Our findings contrast with recent federal policy efforts to reduce public investments in vulnerable populations. Recently proposed health care reforms—repeal of the Affordable Care Act and introduction of the American Health Care Act and Better Care Reconciliation Act—were unpopular among the American public. Consistent with our findings showing that most Americans are willing to invest additional resources in services for people with serious mental illness, polling on potential provisions of these acts showed that the majority of Americans were opposed to removing protections for preexisting conditions, eliminating required coverage of essential health benefits, and reducing or limiting federal funding for Medicaid (
13). Medicaid is especially important for individuals with serious mental illness, because it is the primary insurer for this population and covers both health care and social services, including long-term services and supports and psychosocial rehabilitation.
Two highly publicized mass shootings, one on October 1, 2017, at an outdoor concert in Las Vegas and one on November 5, 2017, at a church in Sutherland Springs, Texas, took place in the months before this survey was fielded. Despite the evidence that most people with serious mental illness are never violent toward others and that most interpersonal violence in the United States is not attributable to mental illness (
14), these and other shootings have fostered an ongoing national conversation on the relationship between serious mental illness and violence. Thus, linking serious mental illness with violence might have driven some respondents’ support for increasing investment in health care and social services for this group, with the idea that such services might help to prevent violent behavior.

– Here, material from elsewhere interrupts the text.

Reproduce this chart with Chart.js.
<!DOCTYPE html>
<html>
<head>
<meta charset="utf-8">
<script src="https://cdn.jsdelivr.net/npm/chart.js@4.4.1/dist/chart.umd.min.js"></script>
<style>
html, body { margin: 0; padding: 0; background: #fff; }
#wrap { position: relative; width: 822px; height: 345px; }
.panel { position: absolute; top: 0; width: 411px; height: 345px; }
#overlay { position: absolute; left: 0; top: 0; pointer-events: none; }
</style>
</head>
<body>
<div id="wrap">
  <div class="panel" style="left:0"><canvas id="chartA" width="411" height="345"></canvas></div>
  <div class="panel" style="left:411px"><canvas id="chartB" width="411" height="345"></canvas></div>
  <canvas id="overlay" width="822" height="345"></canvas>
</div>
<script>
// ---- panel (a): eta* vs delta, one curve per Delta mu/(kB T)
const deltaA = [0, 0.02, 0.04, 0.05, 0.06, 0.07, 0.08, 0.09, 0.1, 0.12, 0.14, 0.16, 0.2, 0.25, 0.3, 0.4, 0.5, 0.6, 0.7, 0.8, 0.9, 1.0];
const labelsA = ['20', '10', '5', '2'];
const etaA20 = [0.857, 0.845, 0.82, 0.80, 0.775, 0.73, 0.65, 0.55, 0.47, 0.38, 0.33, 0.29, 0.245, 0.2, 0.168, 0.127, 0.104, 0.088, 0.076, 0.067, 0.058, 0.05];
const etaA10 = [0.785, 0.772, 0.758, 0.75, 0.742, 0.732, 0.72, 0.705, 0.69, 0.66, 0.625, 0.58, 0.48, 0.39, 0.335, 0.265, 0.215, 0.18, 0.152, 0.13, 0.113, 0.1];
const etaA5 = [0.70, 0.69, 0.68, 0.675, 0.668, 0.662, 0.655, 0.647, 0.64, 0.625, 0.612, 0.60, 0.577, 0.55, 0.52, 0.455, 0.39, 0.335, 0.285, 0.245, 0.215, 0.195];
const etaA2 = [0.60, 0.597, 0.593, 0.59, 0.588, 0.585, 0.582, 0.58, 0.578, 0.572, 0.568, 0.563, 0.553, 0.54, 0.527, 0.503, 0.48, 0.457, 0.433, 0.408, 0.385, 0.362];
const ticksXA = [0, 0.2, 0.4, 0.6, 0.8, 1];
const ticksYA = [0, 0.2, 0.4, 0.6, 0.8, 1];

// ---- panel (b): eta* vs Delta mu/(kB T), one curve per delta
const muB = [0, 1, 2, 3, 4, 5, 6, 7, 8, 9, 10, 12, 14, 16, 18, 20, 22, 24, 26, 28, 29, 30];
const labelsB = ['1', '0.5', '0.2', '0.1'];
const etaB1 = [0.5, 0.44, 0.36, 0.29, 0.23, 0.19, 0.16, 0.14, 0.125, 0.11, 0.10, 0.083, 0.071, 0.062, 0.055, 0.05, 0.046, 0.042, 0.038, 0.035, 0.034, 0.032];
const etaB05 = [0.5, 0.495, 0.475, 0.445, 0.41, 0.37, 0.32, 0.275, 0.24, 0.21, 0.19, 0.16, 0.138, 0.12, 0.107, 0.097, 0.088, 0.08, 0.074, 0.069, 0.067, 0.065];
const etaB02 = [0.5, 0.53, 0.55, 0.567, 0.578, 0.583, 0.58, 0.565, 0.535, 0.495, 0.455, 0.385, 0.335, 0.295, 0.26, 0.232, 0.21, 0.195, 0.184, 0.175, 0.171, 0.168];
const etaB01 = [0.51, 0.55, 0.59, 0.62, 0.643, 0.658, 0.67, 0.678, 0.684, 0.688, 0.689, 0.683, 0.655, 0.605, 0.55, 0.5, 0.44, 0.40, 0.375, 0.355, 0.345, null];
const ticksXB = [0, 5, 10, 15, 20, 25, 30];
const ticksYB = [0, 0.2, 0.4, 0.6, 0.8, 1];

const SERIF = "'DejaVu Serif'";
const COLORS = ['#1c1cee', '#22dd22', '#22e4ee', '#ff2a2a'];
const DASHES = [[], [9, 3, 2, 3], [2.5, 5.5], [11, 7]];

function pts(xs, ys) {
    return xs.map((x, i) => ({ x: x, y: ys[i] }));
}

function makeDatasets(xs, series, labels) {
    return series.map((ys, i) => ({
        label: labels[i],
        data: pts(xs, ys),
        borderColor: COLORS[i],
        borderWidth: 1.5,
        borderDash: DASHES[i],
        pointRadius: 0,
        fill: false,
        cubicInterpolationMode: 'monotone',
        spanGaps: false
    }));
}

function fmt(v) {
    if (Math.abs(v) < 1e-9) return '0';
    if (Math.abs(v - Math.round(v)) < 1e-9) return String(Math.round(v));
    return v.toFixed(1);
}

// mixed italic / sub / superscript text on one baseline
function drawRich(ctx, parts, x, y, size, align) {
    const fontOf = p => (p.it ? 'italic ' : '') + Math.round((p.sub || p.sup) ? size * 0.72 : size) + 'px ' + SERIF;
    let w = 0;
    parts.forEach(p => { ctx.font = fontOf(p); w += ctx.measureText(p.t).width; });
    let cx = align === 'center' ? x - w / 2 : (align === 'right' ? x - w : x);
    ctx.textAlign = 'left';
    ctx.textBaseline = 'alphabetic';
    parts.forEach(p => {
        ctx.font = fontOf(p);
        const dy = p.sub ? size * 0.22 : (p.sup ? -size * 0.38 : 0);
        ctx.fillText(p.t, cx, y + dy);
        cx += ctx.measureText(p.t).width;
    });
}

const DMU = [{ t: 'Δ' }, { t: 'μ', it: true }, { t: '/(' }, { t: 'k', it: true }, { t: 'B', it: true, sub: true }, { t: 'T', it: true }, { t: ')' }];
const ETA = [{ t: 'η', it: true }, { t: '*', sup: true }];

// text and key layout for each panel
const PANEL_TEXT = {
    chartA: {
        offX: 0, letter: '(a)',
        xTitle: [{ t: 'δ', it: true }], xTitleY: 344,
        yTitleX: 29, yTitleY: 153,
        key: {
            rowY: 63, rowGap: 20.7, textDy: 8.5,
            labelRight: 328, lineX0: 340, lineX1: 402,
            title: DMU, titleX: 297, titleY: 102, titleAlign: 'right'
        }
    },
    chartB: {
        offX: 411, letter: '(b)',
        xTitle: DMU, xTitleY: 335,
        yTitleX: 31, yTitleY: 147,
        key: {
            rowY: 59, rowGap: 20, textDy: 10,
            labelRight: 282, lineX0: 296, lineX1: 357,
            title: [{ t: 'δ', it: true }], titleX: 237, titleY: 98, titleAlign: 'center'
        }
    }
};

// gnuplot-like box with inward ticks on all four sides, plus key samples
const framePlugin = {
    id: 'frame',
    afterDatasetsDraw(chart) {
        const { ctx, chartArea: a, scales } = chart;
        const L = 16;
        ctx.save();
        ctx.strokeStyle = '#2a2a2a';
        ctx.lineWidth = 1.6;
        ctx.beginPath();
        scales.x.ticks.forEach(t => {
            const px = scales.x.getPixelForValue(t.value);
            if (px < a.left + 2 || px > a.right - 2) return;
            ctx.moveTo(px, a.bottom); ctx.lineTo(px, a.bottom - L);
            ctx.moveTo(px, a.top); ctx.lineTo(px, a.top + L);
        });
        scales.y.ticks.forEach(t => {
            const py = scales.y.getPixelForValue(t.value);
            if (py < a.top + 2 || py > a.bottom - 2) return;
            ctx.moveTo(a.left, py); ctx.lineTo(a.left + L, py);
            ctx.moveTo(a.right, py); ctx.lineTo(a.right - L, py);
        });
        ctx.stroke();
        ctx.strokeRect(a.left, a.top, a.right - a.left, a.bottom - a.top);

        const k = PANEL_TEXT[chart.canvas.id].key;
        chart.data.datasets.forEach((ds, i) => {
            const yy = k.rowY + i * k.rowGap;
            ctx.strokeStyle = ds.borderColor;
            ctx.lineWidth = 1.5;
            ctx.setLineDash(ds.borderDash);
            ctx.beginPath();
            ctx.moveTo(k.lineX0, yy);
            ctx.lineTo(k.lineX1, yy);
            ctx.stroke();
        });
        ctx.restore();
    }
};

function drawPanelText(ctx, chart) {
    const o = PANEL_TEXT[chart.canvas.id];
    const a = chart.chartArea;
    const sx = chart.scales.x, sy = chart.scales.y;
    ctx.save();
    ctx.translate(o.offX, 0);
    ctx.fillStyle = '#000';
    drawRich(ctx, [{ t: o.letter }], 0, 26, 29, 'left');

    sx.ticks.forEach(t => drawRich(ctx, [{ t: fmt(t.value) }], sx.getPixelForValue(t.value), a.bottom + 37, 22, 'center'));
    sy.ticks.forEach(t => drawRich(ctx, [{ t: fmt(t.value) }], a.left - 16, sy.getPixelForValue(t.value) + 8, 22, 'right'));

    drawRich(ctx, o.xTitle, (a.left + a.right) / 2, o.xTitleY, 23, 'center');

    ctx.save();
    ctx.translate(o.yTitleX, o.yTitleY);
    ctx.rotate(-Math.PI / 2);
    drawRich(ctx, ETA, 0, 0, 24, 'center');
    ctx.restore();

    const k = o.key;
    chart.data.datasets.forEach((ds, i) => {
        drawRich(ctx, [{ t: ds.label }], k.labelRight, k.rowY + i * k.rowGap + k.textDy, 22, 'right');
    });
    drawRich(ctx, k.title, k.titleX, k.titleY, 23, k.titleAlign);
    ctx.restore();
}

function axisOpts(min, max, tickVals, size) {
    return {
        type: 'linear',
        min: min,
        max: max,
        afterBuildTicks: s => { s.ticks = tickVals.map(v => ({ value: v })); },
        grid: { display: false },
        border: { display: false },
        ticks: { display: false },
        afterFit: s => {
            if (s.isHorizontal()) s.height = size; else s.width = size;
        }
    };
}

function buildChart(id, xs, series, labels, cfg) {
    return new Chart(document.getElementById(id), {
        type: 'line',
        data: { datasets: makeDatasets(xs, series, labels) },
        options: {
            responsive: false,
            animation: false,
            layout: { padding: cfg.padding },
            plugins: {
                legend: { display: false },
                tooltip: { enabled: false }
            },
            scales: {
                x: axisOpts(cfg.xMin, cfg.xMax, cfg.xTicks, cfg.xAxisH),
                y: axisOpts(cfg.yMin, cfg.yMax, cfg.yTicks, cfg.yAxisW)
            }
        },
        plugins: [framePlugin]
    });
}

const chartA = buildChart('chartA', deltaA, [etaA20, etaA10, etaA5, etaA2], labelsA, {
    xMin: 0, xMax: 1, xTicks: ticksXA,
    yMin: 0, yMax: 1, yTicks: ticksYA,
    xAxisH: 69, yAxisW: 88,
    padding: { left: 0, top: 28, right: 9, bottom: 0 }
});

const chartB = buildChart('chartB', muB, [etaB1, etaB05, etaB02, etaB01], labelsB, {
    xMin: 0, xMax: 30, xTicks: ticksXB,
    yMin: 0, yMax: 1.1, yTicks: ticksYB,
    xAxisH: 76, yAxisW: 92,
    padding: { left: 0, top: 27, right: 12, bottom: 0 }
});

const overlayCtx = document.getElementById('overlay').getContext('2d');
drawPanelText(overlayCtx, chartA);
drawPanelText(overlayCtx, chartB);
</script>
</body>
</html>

A prior experimental study found that relative to a control arm, exposure to a brief written narrative linking mental illness with violence increased Americans’ willingness to pay additional taxes to improve mental health services (
8).
Willingness to pay for health care services was related to household income. Individuals with higher income levels may have higher willingness to pay, given that the additional tax is a proportionally smaller amount relative to those at lower income levels. Willingness to pay for both services was related to political party affiliation and to negative attitudes toward people with serious mental illness. Differences by political party affiliation were likely due to differing attitudes toward the role of government and taxes in general. Republicans typically favor a limited government role, and Democrats tend to be more willing to invest in government programs. These findings are consistent with previous literature (
5,
7).
Results presented here should be viewed in light of the study’s limitations. Survey respondents might not have precisely understood the distinction between health care and social services for serious mental illness. We attempted to mitigate this issue by providing specific examples of social services (programs to help with housing and employment) in the survey question. Willingness to pay additional taxes was assessed at only the $50 amount, although this increase might not be the correct amount needed to meaningfully improve services.
Additionally, willingness-to-pay measures focus respondents’ attention only on the options presented. Willingness to pay may have been lower if different service options or populations had been presented. Willingness to pay also might lower when tied to actual (rather than hypothetical) payment (
15). Finally, online surveys can be at risk of sampling biases, although GfK minimizes this risk by using probability-based sampling frames and providing Internet access when necessary.
Conclusions
In contrast to ongoing efforts at the U.S. federal level to cut public funding of services to vulnerable populations, our study found that a majority of Americans are willing to pay $50 in additional taxes to improve both health care and social services for individuals with serious mental illness.